Tuesday, September 17, 2013

Macroeconomics Discipline at the Cross-Roads

Abstract


The 2008 financial crisis of the US was a watershed for economics discipline, especially macroeconomics. Several world leaders such as the Queen of England questioned distinguished economists of Ivey league schools such as the London School of Economics on why they failed to see what was happening and had not prevented the crisis through policy advice? Most did not have an answer. Why? One of the reasons is the supply side economics, which is also called Monetarism; and the Chicago School of Economics, which advocates that free markets function efficiently and self-regulate; and at best governments should tinker with monetary policy of money supply; has become the dominant intellectual basis for policy making for the last forty years.
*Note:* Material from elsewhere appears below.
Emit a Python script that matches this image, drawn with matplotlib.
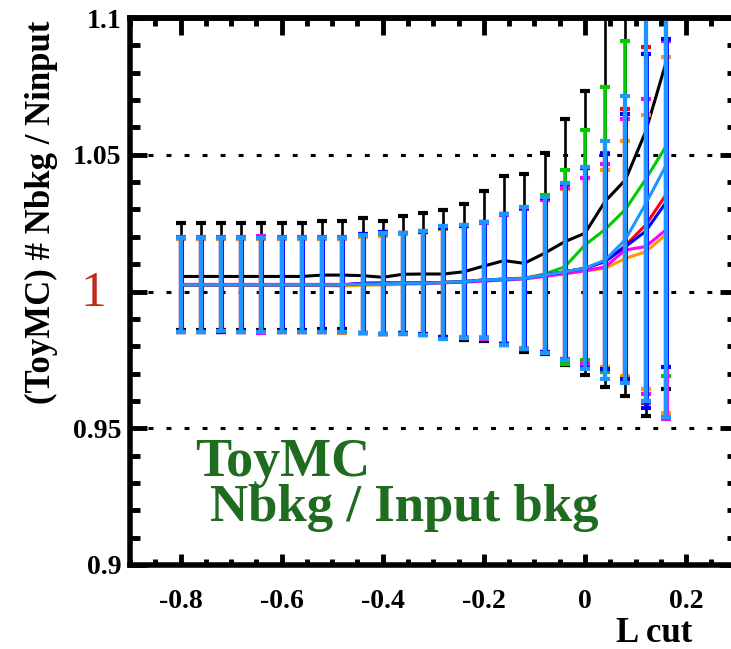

Models of this kind failed to predict the financial crisis because they are based on strong assumptions.
The lesson from the financial crisis is that macroeconomic models have to incorporate financial markets and account for asymmetric information, transaction costs and moral hazard behaviour of economic agents. Governments have to regulate especially the financial markets. Free market fundamentalist will ask the question as to why one should expect the government agents to do a better job than private agents because they are also subject to moral hazard behaviour of using tax payers’ money. One answer to this is that if a large number of private agents act autonomously, the sum of average transaction and information costs of markets is higher than if one large agent pools these costs and realizes economies of scale. Government does this job- the tax collected from each agent could be lower than the average information and transaction costs of private agents. As far as the moral hazard behaviour of government agents is concerned, it is a political economy issue of designing and implementing institutions.